> **Task brief**:
For the entries below, how many lines include the word "React"? Give the figure and nothing more.

> **Available records**:
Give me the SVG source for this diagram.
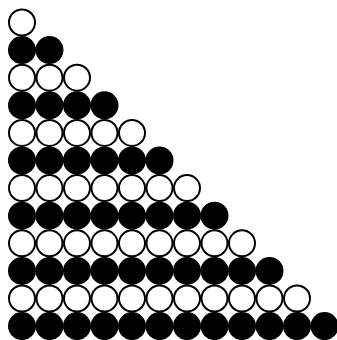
<svg xmlns="http://www.w3.org/2000/svg" width="337" height="340" viewBox="0 0 337 340">
<style>
circle{stroke:#000;stroke-width:2}
.w{fill:#fff}
.b{fill:#000}
</style>
<rect width="337" height="340" fill="#fff"/>
<g id="row1" class="w"><circle cx="22" cy="22.5" r="13"/></g>
<g id="row2" class="b"><circle cx="22" cy="50.1" r="13"/><circle cx="49.5" cy="50.1" r="13"/></g>
<g id="row3" class="w"><circle cx="22" cy="77.7" r="13"/><circle cx="49.5" cy="77.7" r="13"/><circle cx="77" cy="77.7" r="13"/></g>
<g id="row4" class="b"><circle cx="22" cy="105.3" r="13"/><circle cx="49.5" cy="105.3" r="13"/><circle cx="77" cy="105.3" r="13"/><circle cx="104.5" cy="105.3" r="13"/></g>
<g id="row5" class="w"><circle cx="22" cy="132.9" r="13"/><circle cx="49.5" cy="132.9" r="13"/><circle cx="77" cy="132.9" r="13"/><circle cx="104.5" cy="132.9" r="13"/><circle cx="132" cy="132.9" r="13"/></g>
<g id="row6" class="b"><circle cx="22" cy="160.5" r="13"/><circle cx="49.5" cy="160.5" r="13"/><circle cx="77" cy="160.5" r="13"/><circle cx="104.5" cy="160.5" r="13"/><circle cx="132" cy="160.5" r="13"/><circle cx="159.5" cy="160.5" r="13"/></g>
<g id="row7" class="w"><circle cx="22" cy="188.1" r="13"/><circle cx="49.5" cy="188.1" r="13"/><circle cx="77" cy="188.1" r="13"/><circle cx="104.5" cy="188.1" r="13"/><circle cx="132" cy="188.1" r="13"/><circle cx="159.5" cy="188.1" r="13"/><circle cx="187" cy="188.1" r="13"/></g>
<g id="row8" class="b"><circle cx="22" cy="215.7" r="13"/><circle cx="49.5" cy="215.7" r="13"/><circle cx="77" cy="215.7" r="13"/><circle cx="104.5" cy="215.7" r="13"/><circle cx="132" cy="215.7" r="13"/><circle cx="159.5" cy="215.7" r="13"/><circle cx="187" cy="215.7" r="13"/><circle cx="214.5" cy="215.7" r="13"/></g>
<g id="row9" class="w"><circle cx="22" cy="243.3" r="13"/><circle cx="49.5" cy="243.3" r="13"/><circle cx="77" cy="243.3" r="13"/><circle cx="104.5" cy="243.3" r="13"/><circle cx="132" cy="243.3" r="13"/><circle cx="159.5" cy="243.3" r="13"/><circle cx="187" cy="243.3" r="13"/><circle cx="214.5" cy="243.3" r="13"/><circle cx="242" cy="243.3" r="13"/></g>
<g id="row10" class="b"><circle cx="22" cy="270.9" r="13"/><circle cx="49.5" cy="270.9" r="13"/><circle cx="77" cy="270.9" r="13"/><circle cx="104.5" cy="270.9" r="13"/><circle cx="132" cy="270.9" r="13"/><circle cx="159.5" cy="270.9" r="13"/><circle cx="187" cy="270.9" r="13"/><circle cx="214.5" cy="270.9" r="13"/><circle cx="242" cy="270.9" r="13"/><circle cx="269.5" cy="270.9" r="13"/></g>
<g id="row11" class="w"><circle cx="22" cy="298.5" r="13"/><circle cx="49.5" cy="298.5" r="13"/><circle cx="77" cy="298.5" r="13"/><circle cx="104.5" cy="298.5" r="13"/><circle cx="132" cy="298.5" r="13"/><circle cx="159.5" cy="298.5" r="13"/><circle cx="187" cy="298.5" r="13"/><circle cx="214.5" cy="298.5" r="13"/><circle cx="242" cy="298.5" r="13"/><circle cx="269.5" cy="298.5" r="13"/><circle cx="297" cy="298.5" r="13"/></g>
<g id="row12" class="b"><circle cx="22" cy="326.1" r="13"/><circle cx="49.5" cy="326.1" r="13"/><circle cx="77" cy="326.1" r="13"/><circle cx="104.5" cy="326.1" r="13"/><circle cx="132" cy="326.1" r="13"/><circle cx="159.5" cy="326.1" r="13"/><circle cx="187" cy="326.1" r="13"/><circle cx="214.5" cy="326.1" r="13"/><circle cx="242" cy="326.1" r="13"/><circle cx="269.5" cy="326.1" r="13"/><circle cx="297" cy="326.1" r="13"/><circle cx="324.5" cy="326.1" r="13"/></g>
</svg>
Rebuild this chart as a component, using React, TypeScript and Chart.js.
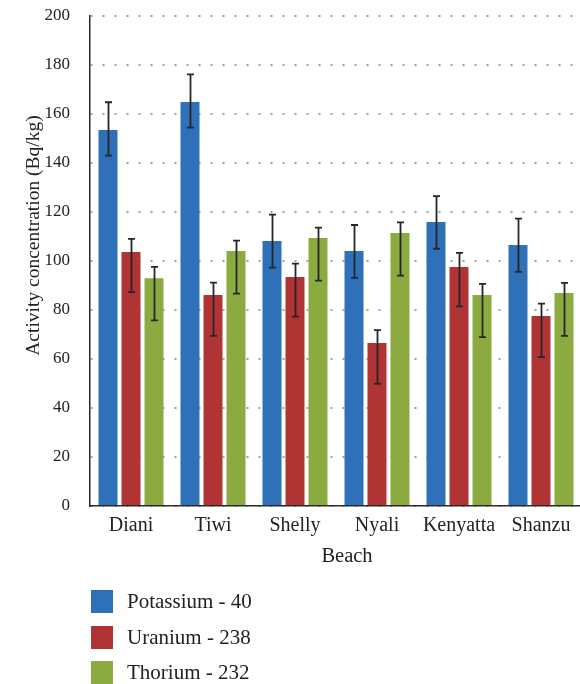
import React, { useEffect, useRef } from "react";
import { Chart, registerables } from "chart.js";

Chart.register(...registerables);

const beaches = ["Diani", "Tiwi", "Shelly", "Nyali", "Kenyatta", "Shanzu"];
const seriesNames = ["Potassium - 40", "Uranium - 238", "Thorium - 232"];
const seriesColors = ["#2E71B8", "#B03434", "#8BAA40"];

const potassium = [153.5, 164.9, 108.2, 104.1, 115.9, 106.5];
const potassiumHigh = [164.8, 176.2, 118.9, 114.7, 126.5, 117.3];
const potassiumLow = [143.0, 154.4, 97.3, 93.1, 105.0, 95.6];

const uranium = [103.7, 86.1, 93.5, 66.5, 97.6, 77.6];
const uraniumHigh = [109.0, 91.2, 98.9, 71.8, 103.3, 82.6];
const uraniumLow = [87.3, 69.4, 77.3, 49.9, 81.5, 60.8];

const thorium = [93.0, 104.1, 109.4, 111.4, 86.1, 86.9];
const thoriumHigh = [97.6, 108.3, 113.6, 115.8, 90.7, 91.1];
const thoriumLow = [75.8, 86.7, 92.0, 94.0, 68.9, 69.4];

const yMin = 0;
const yMax = 200;
const yStep = 20;
const yTitle = "Activity concentration (Bq/kg)";
const xTitle = "Beach";

const FONT = '"Liberation Serif", "Times New Roman", serif';

const errorBarPlugin = {
  id: "errorBars",
  afterDatasetsDraw(chart: any) {
    const ctx = chart.ctx;
    const yScale = chart.scales.y;
    chart.data.datasets.forEach((ds: any, i: number) => {
      const meta = chart.getDatasetMeta(i);
      meta.data.forEach((bar: any, j: number) => {
        const x = Math.round(bar.x) + 0.5;
        const top = yScale.getPixelForValue(ds.errHigh[j]);
        const bot = yScale.getPixelForValue(ds.errLow[j]);
        ctx.save();
        ctx.strokeStyle = "#262626";
        ctx.lineWidth = 1.8;
        ctx.beginPath();
        ctx.moveTo(x, top);
        ctx.lineTo(x, bot);
        ctx.moveTo(x - 3.5, top);
        ctx.lineTo(x + 3.5, top);
        ctx.moveTo(x - 3.5, bot);
        ctx.lineTo(x + 3.5, bot);
        ctx.stroke();
        ctx.restore();
      });
    });
  },
};

const axisTitlePlugin = {
  id: "axisTitles",
  afterDraw(chart: any) {
    const ctx = chart.ctx;
    const { left, right, top, bottom } = chart.chartArea;
    ctx.save();
    ctx.fillStyle = "#222";
    ctx.textAlign = "center";
    ctx.textBaseline = "middle";
    ctx.font = `19.5px ${FONT}`;
    ctx.translate(34, (top + bottom) / 2 - 25.5);
    ctx.rotate(-Math.PI / 2);
    ctx.fillText(yTitle, 0, 0);
    ctx.restore();

    ctx.save();
    ctx.fillStyle = "#222";
    ctx.textAlign = "center";
    ctx.textBaseline = "middle";
    ctx.font = `20.5px ${FONT}`;
    ctx.fillText(xTitle, (left + right) / 2 + 11, bottom + 51);
    ctx.restore();
  },
};

export default function App() {
  const canvasRef = useRef<HTMLCanvasElement | null>(null);

  useEffect(() => {
    if (!canvasRef.current) return;
    const values = [potassium, uranium, thorium];
    const highs = [potassiumHigh, uraniumHigh, thoriumHigh];
    const lows = [potassiumLow, uraniumLow, thoriumLow];
    const chart = new Chart(canvasRef.current, {
      type: "bar",
      data: {
        labels: beaches,
        datasets: seriesNames.map((name, i) => ({
          label: name,
          data: values[i],
          errHigh: highs[i],
          errLow: lows[i],
          backgroundColor: seriesColors[i],
          borderWidth: 0,
          categoryPercentage: 0.8415,
          barPercentage: 0.826,
        })) as any,
      },
      options: {
        responsive: false,
        animation: false,
        layout: { padding: { left: 0, right: 2, top: 16, bottom: 0 } },
        plugins: {
          legend: { display: false },
          tooltip: { enabled: false },
        },
        scales: {
          x: {
            grid: { display: false, drawTicks: false },
            border: { display: true, color: "#2a2a2a", width: 1.5 },
            ticks: {
              color: "#222",
              font: { family: FONT, size: 20 },
              padding: 8,
            },
            afterFit(scale: any) {
              scale.height = 178;
              scale.paddingLeft = 0;
              scale.paddingRight = 0;
            },
          },
          y: {
            min: yMin,
            max: yMax,
            ticks: {
              stepSize: yStep,
              color: "#222",
              font: { family: FONT, size: 17 },
              padding: 20,
            },
            grid: {
              color: "#a0a0a0",
              lineWidth: 2,
              drawTicks: false,
            },
            border: { display: true, color: "#2a2a2a", width: 1.5, dash: [2, 10] },
            afterFit(scale: any) {
              scale.width = 90;
              scale.paddingTop = 0;
              scale.paddingBottom = 0;
            },
          },
        },
      },
      plugins: [errorBarPlugin, axisTitlePlugin],
    });
    return () => chart.destroy();
  }, []);

  const legendTop = [590, 625.5, 661];

  return (
    <div
      style={{
        position: "absolute",
        left: 0,
        top: 0,
        width: 580,
        height: 684,
        overflow: "hidden",
        background: "#fff",
      }}
    >
      <canvas
        ref={canvasRef}
        width={584}
        height={684}
        style={{ position: "absolute", left: 0, top: 0, width: 584, height: 684 }}
      />
      {seriesNames.map((name, i) => (
        <div
          key={name}
          style={{
            position: "absolute",
            left: 91,
            top: legendTop[i],
            height: 23,
            display: "flex",
            alignItems: "center",
            fontFamily: FONT,
            fontSize: 21,
            color: "#222",
            whiteSpace: "nowrap",
          }}
        >
          <span
            style={{
              display: "inline-block",
              width: 22,
              height: 23,
              background: seriesColors[i],
              marginRight: 14,
            }}
          />
          <span style={{ lineHeight: "23px" }}>{name}</span>
        </div>
      ))}
    </div>
  );
}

> **Result of the task**:
2